Very few distractions lie between Fayetteville, Arkansas, and my little airplane bungalow in Brookside, here in Kansas City.
I brunched with my friends Carla and Molly today, 15 June 2014, after two days of basking in the tender mercies of Brian Aldridge and his sweet wife Trudy MacDonald Aldridge. I needed this break: The stresses of life had triggered a raging outbreak of shingles such as I have not suffered since going on a maintenace dose of anti-viral medication two years ago. Friday to Sunday with old friends and new, people who — like others, here — love me without reservation, calmed my jangled nerves and restored my inner peace.
As I turned north on I-49, I promised myself a detour or two at flea markets, should I spy any open along the road. I missed one as I drew close to Bella Vista, for it sat to my left and my attention had been snared by signs threatening the end of the freeway. It flashed past me, a promising row of antique shops, but I told myself that I’d see more, assuming I did not run out of highway and have to turn around.
As it happens, “FREEWAY ENDING” only meant that we would lose the rapidity of limited access and a center parkway for a dozen miles. I kept my eyes divided between traffic and curb, alert to any shops. 49 ran through a lovely stretch of undeveloped land including a park or maybe a golf course — verdant and lush, as it cut through the last stretch of Arkansas. Beautiful but unbroken, not by stores or houses.
A few miles into Missouri, I had about given hope and was thinking about coffee and a restroom when a billboard promised THE TWO BEST FLEA MARKETS ON THE HIGHWAY. I shot over to the righthand land and exited, turned right, went for the block which the sign instructed, and turned at the roadside banner beckoning me on, two blocks south. A mile and a half later, I began to feel as though I’d entered the Twilight Zone and cast a suspicious eye in the rear view mirror. Had that SUV followed me? I turned rapidly, two sharp lefts and a right, and made my way back to the access road. I found a clean-looking gas station and pulled into the handicapped space. I’d lost him, thankfully.
I only saw one other sign for a likely place to junk shop before the dog-leg at I-44. The sign seemed professional, maybe even supplied by the Highway Department, and encouraged me to exit, cross under the highway, and take the overpass a half mile. After three miles, I made a U-turn at the Barton County Electric Cooperative and headed back to I-49.

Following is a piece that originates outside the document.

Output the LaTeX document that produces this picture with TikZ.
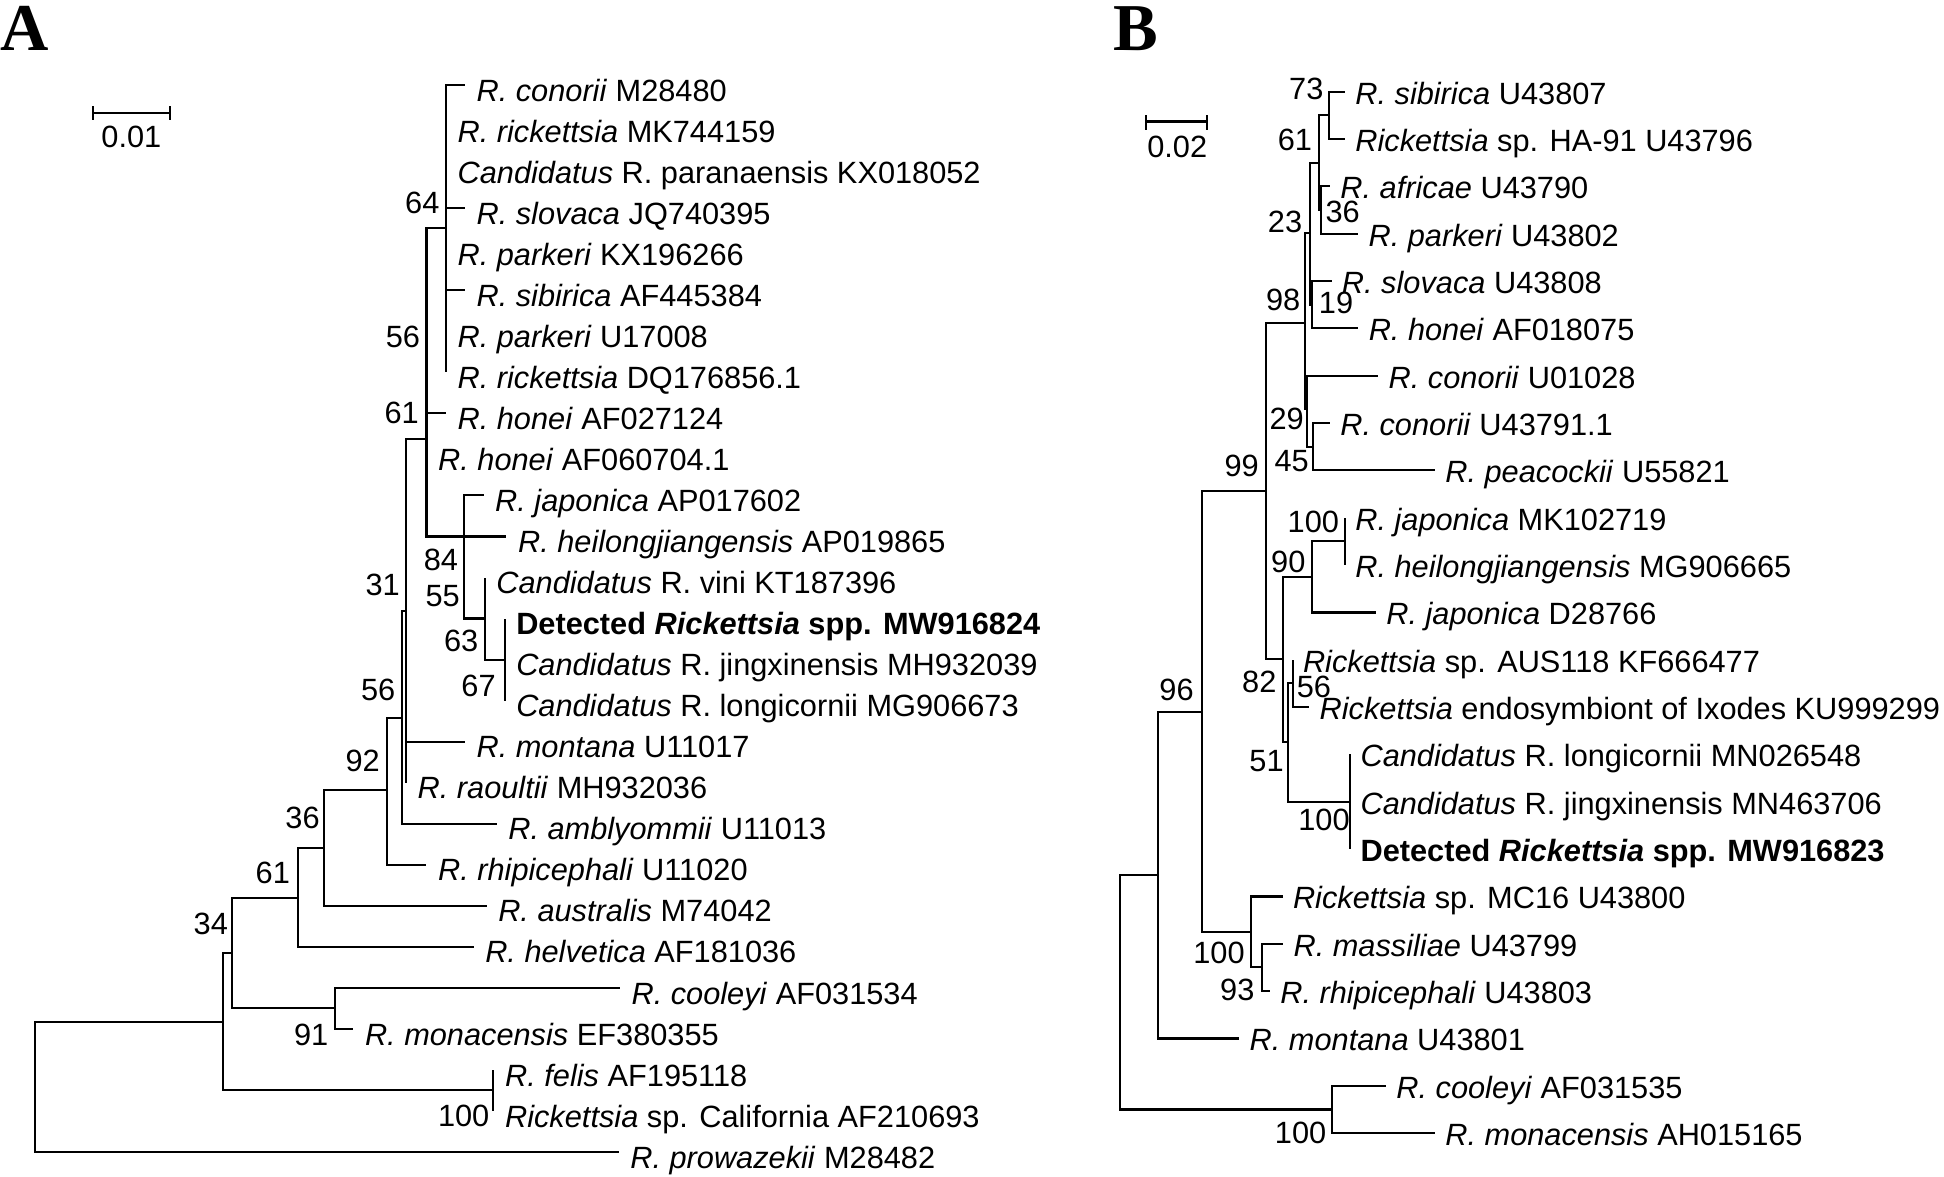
\documentclass[tikz,border=0pt]{standalone}
\usepackage{fontspec}
\setmainfont{Liberation Sans}
\newfontfamily\panelfont{Liberation Serif}
\newcommand{\lfa}[3]{\coordinate (#1) at (#2); \node[lfA] (t#1) at (#1) {#3};}
\newcommand{\lfb}[3]{\coordinate (#1) at (#2); \node[lfB] (t#1) at (#1) {#3};}
\begin{document}
\begin{tikzpicture}[x=0.5pt,y=-0.5pt,
  br/.style={line width=0.85pt},
  txt/.style={inner sep=0pt, font=\fontsize{12.4pt}{14pt}\selectfont},
  lfA/.style={txt, anchor=base west, xshift=4.5pt, yshift=-6.5pt},
  lfB/.style={txt, anchor=base west, xshift=4pt, yshift=-5pt},
  bs/.style={txt},
  panel/.style={inner sep=0pt, anchor=base west, font=\panelfont\bfseries\fontsize{27pt}{30pt}\selectfont}]
\useasboundingbox (0,0) rectangle (1568,949);
% panel letters
\node[panel] (labA) at (0,40.5) {A};
\node[panel] (labB) at (898,40.5) {B};
% scale bars
\coordinate (sAl) at (75,90.9); \coordinate (sAr) at (137,90.9);
\draw[br] (sAl) -- (sAr);
\draw[br] ([yshift=2.7pt]sAl) -- ([yshift=-2.95pt]sAl);
\draw[br] ([yshift=2.7pt]sAr) -- ([yshift=-2.95pt]sAr);
\node[bs] (sAt) at (106,110.4) {0.01};
\coordinate (sBl) at (924.5,98); \coordinate (sBr) at (973.8,98);
\draw[br] (sBl) -- (sBr);
\draw[br] ([yshift=2.6pt]sBl) -- ([yshift=-3.45pt]sBl);
\draw[br] ([yshift=2.6pt]sBr) -- ([yshift=-3.45pt]sBr);
\node[bs] (sBt) at (949.5,118.3) {0.02};

% ================= Panel A =================
\coordinate (rA) at (28,876.6);
\coordinate (xA) at (180,824);
\coordinate (nA34) at (187,769);
\coordinate (nA61L) at (240,724);
\coordinate (nA36) at (261.5,684);
\coordinate (nA92) at (312,637);
\coordinate (nA56L) at (324,579);
\coordinate (nA31) at (327.5,493);
\coordinate (nA61U) at (344,354);
\coordinate (nA64) at (359.7,184.2);
\coordinate (nA84) at (374,432.7);
\coordinate (nA63) at (391,498.9);
\coordinate (nA67) at (407,532);
\coordinate (nA91) at (270,813);
\coordinate (nAfe) at (398,879.5);

\lfa{a1}{375,68.6}{\textit{R. conorii} M28480}
\lfa{a2}{359.7,101.7}{\textit{R. rickettsia} MK744159}
\lfa{a3}{359.7,134.8}{\textit{Candidatus} R. paranaensis KX018052}
\lfa{a4}{375,167.9}{\textit{R. slovaca} JQ740395}
\lfa{a5}{359.7,201}{\textit{R. parkeri} KX196266}
\lfa{a6}{375,234.1}{\textit{R. sibirica} AF445384}
\lfa{a7}{359.7,267.2}{\textit{R. parkeri} U17008}
\lfa{a8}{359.7,300.3}{\textit{R. rickettsia} DQ176856.1}
\lfa{a9}{359.7,333.4}{\textit{R. honei} AF027124}
\lfa{a10}{344,366.5}{\textit{R. honei} AF060704.1}
\lfa{a11}{390,399.6}{\textit{R. japonica} AP017602}
\lfa{a12}{408.5,432.7}{\textit{R. heilongjiangensis} AP019865}
\lfa{a13}{391,465.8}{\textit{Candidatus} R. vini KT187396}
\lfa{a14}{407,498.9}{\textbf{Detected \textit{Rickettsia} spp. MW916824}}
\lfa{a15}{407,532}{\textit{Candidatus} R. jingxinensis MH932039}
\lfa{a16}{407,565.1}{\textit{Candidatus} R. longicornii MG906673}
\lfa{a17}{375,598.2}{\textit{R. montana} U11017}
\lfa{a18}{327.5,631.3}{\textit{R. raoultii} MH932036}
\lfa{a19}{400.6,664.4}{\textit{R. amblyommii} U11013}
\lfa{a20}{344,697.5}{\textit{R. rhipicephali} U11020}
\lfa{a21}{392.5,730.6}{\textit{R. australis} M74042}
\lfa{a22}{382,763.7}{\textit{R. helvetica} AF181036}
\lfa{a23}{500,796.8}{\textit{R. cooleyi} AF031534}
\lfa{a24}{285,829.9}{\textit{R. monacensis} EF380355}
\lfa{a25}{398,863}{\textit{R. felis} AF195118}
\lfa{a26}{398,896.1}{\textit{Rickettsia} sp. California AF210693}
\lfa{a27}{499,929.2}{\textit{R. prowazekii} M28482}

\foreach \p/\c in {rA/xA, rA/a27, xA/nA34, xA/nAfe, nAfe/a25, nAfe/a26,
  nA34/nA61L, nA34/nA91, nA91/a23, nA91/a24, nA61L/nA36, nA61L/a22,
  nA36/nA92, nA36/a21, nA92/nA56L, nA92/a20, nA56L/nA31, nA56L/a19,
  nA31/nA61U, nA31/a17, nA31/a18, nA61U/nA64, nA61U/a9, nA61U/a10,
  nA61U/nA84, nA61U/a12, nA64/a1, nA64/a2, nA64/a3, nA64/a4, nA64/a5,
  nA64/a6, nA64/a7, nA64/a8, nA84/a11, nA84/nA63, nA63/a13, nA63/nA67,
  nA67/a14, nA67/a15, nA67/a16}
  \draw[br] (\p) |- (\c);

\node[bs] (bA64) at (340.6,164) {64};
\node[bs] (bA56u) at (325,272) {56};
\node[bs] (bA61u) at (324,333) {61};
\node[bs] (bA31) at (308.6,472) {31};
\node[bs] (bA84) at (355.6,452) {84};
\node[bs] (bA55) at (357,480.5) {55};
\node[bs] (bA63) at (372,517) {63};
\node[bs] (bA67) at (386,553) {67};
\node[bs] (bA56l) at (305,556.5) {56};
\node[bs] (bA92) at (292.5,614) {92};
\node[bs] (bA36) at (244,660) {36};
\node[bs] (bA61l) at (220,704) {61};
\node[bs] (bA34) at (170,745) {34};
\node[bs] (bA91) at (251,835) {91};
\node[bs] (bA100) at (374,900) {100};

% ================= Panel B =================
\coordinate (rB) at (903.3,800.85);
\coordinate (nBcm) at (1074.1,894.9);
\coordinate (nBr1) at (934.2,705.8);
\coordinate (nB96) at (969.2,574);
\coordinate (nBmc) at (1008.7,751.5);
\coordinate (nB93) at (1017.6,780.3);
\coordinate (nB99) at (1020.8,395.7);
\coordinate (nB82) at (1034.5,531.8);
\coordinate (nB90) at (1057.9,465.6);
\coordinate (nBj) at (1084.8,436.7);
\coordinate (nB51) at (1039.1,598.2);
\coordinate (nB56) at (1042.6,551.2);
\coordinate (nBc) at (1089,646.7);
\coordinate (nB98) at (1052.5,260.3);
\coordinate (nB29) at (1054.5,330);
\coordinate (nB45) at (1059.3,360.3);
\coordinate (nB23) at (1056.6,188.2);
\coordinate (nB19) at (1058.5,245.8);
\coordinate (nB61) at (1063.8,131.7);
\coordinate (nB36) at (1065.5,169.5);
\coordinate (nB73) at (1072.2,93.1);

\lfb{b1}{1084.8,74}{\textit{R. sibirica} U43807}
\lfb{b2}{1084.8,112.18}{\textit{Rickettsia} sp. HA-91 U43796}
\lfb{b3}{1072.8,150.36}{\textit{R. africae} U43790}
\lfb{b4}{1095.5,188.54}{\textit{R. parkeri} U43802}
\lfb{b5}{1074,226.72}{\textit{R. slovaca} U43808}
\lfb{b6}{1095.6,264.9}{\textit{R. honei} AF018075}
\lfb{b7}{1111.7,303.08}{\textit{R. conorii} U01028}
\lfb{b8}{1072.7,341.26}{\textit{R. conorii} U43791.1}
\lfb{b9}{1157.4,379.44}{\textit{R. peacockii} U55821}
\lfb{b10}{1084.8,417.62}{\textit{R. japonica} MK102719}
\lfb{b11}{1084.8,455.8}{\textit{R. heilongjiangensis} MG906665}
\lfb{b12}{1109.8,493.98}{\textit{R. japonica} D28766}
\lfb{b13}{1042.6,532.16}{\textit{Rickettsia} sp. AUS118 KF666477}
\lfb{b14}{1056,570.34}{\textit{Rickettsia} endosymbiont of Ixodes KU999299}
\lfb{b15}{1089,608.52}{\textit{Candidatus} R. longicornii MN026548}
\lfb{b16}{1089,646.7}{\textit{Candidatus} R. jingxinensis MN463706}
\lfb{b17}{1089,684.88}{\textbf{Detected \textit{Rickettsia} spp. MW916823}}
\lfb{b18}{1034.5,723.06}{\textit{Rickettsia} sp. MC16 U43800}
\lfb{b19}{1035,761.24}{\textit{R. massiliae} U43799}
\lfb{b20}{1024.3,799.42}{\textit{R. rhipicephali} U43803}
\lfb{b21}{999.6,837.6}{\textit{R. montana} U43801}
\lfb{b22}{1117.9,875.78}{\textit{R. cooleyi} AF031535}
\lfb{b23}{1157.4,913.96}{\textit{R. monacensis} AH015165}

\foreach \p/\c in {rB/nBr1, rB/nBcm, nBcm/b22, nBcm/b23, nBr1/nB96, nBr1/b21,
  nB96/nB99, nB96/nBmc, nBmc/b18, nBmc/nB93, nB93/b19, nB93/b20,
  nB99/nB98, nB99/nB82, nB82/nB90, nB82/nB51, nB90/nBj, nB90/b12,
  nBj/b10, nBj/b11, nB51/nB56, nB51/nBc, nB56/b13, nB56/b14,
  nBc/b15, nBc/b16, nBc/b17, nB98/nB23, nB98/nB29, nB29/b7, nB29/nB45,
  nB45/b8, nB45/b9, nB23/nB61, nB23/nB19, nB19/b5, nB19/b6,
  nB61/nB73, nB61/nB36, nB36/b3, nB36/b4, nB73/b1, nB73/b2}
  \draw[br] (\p) |- (\c);

\node[bs] (bB73) at (1053.6,72) {73};
\node[bs] (bB61) at (1044.5,113) {61};
\node[bs] (bB36) at (1083,171) {36};
\node[bs] (bB23) at (1036.5,179) {23};
\node[bs] (bB98) at (1035,242) {98};
\node[bs] (bB19) at (1077.6,244) {19};
\node[bs] (bB29) at (1037.8,338) {29};
\node[bs] (bB45) at (1041.8,372) {45};
\node[bs] (bB99) at (1001.5,376) {99};
\node[bs] (bB100a) at (1059.3,421) {100};
\node[bs] (bB90) at (1039.1,453) {90};
\node[bs] (bB82) at (1015.7,549.8) {82};
\node[bs] (bB56) at (1059.8,554) {56};
\node[bs] (bB51) at (1021.6,613.5) {51};
\node[bs] (bB96) at (949,556.5) {96};
\node[bs] (bB100b) at (1067.9,661) {100};
\node[bs] (bB100c) at (983.2,768.2) {100};
\node[bs] (bB93) at (998,798.5) {93};
\node[bs] (bB100d) at (1049,913.6) {100};
\end{tikzpicture}
\end{document}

I rummaged in the console and found several CDs that still play in my Saturn’s cantankerous player. Before spanning the entrance ramp, stopped at a red light waiting to turn, I started the first one. As I accelerated into traffic, Bonnie Raitt filled the car. She, John Prine, Joni Mitchell, and Neko Case took me home.
Unloading the car took less than ten minutes. I started a load of laundry, put the weekend’s newspapers straight into recycle, and rummaged in the cloth bag from the Fayetteville Public Library to gingerly extract the treasures that I brought back with me. I put the bowl and pot that Trudy made at her art class on my dining room table. I found a lovely photo of my mother-in-law, sweet Joanna, for the tiled frame that I got for a dollar at a clutter-shop. I placed it on my buffet next to the glass angel which Trudy bought me at another place, during our afternoon together on Saturday. I stood back, surveying the results, changing the angel slightly, adjusting the bowl. Satisfied, finally, I locked the house up again and came out to Panera’s for a salad.
They’re playing jazz on Satellite radio and a couple of little girls are running around, giggling and calling to each other in their frilly pink dresses and sparkly hairbands. The sun is setting, casting a lovely glow on the room around me. The salad refreshes me. The place is cool and clean. It’s Sunday night, the day before a new work week starts, and I’ve taken the long way home.
Glad you took that route–the long way that is! Sounds like you are refreshed–hope so. Sending love~CC
( Yucky shingles–is pain subsiding? )
i’m much better, thank you, dear!!!!
I have slowly perhaps rapidly fell in love with your writing. We live in Rio Vista, Ca.
Thank you for your unabashed willingness to share.
You humble and honor me with your kind words. Thank you.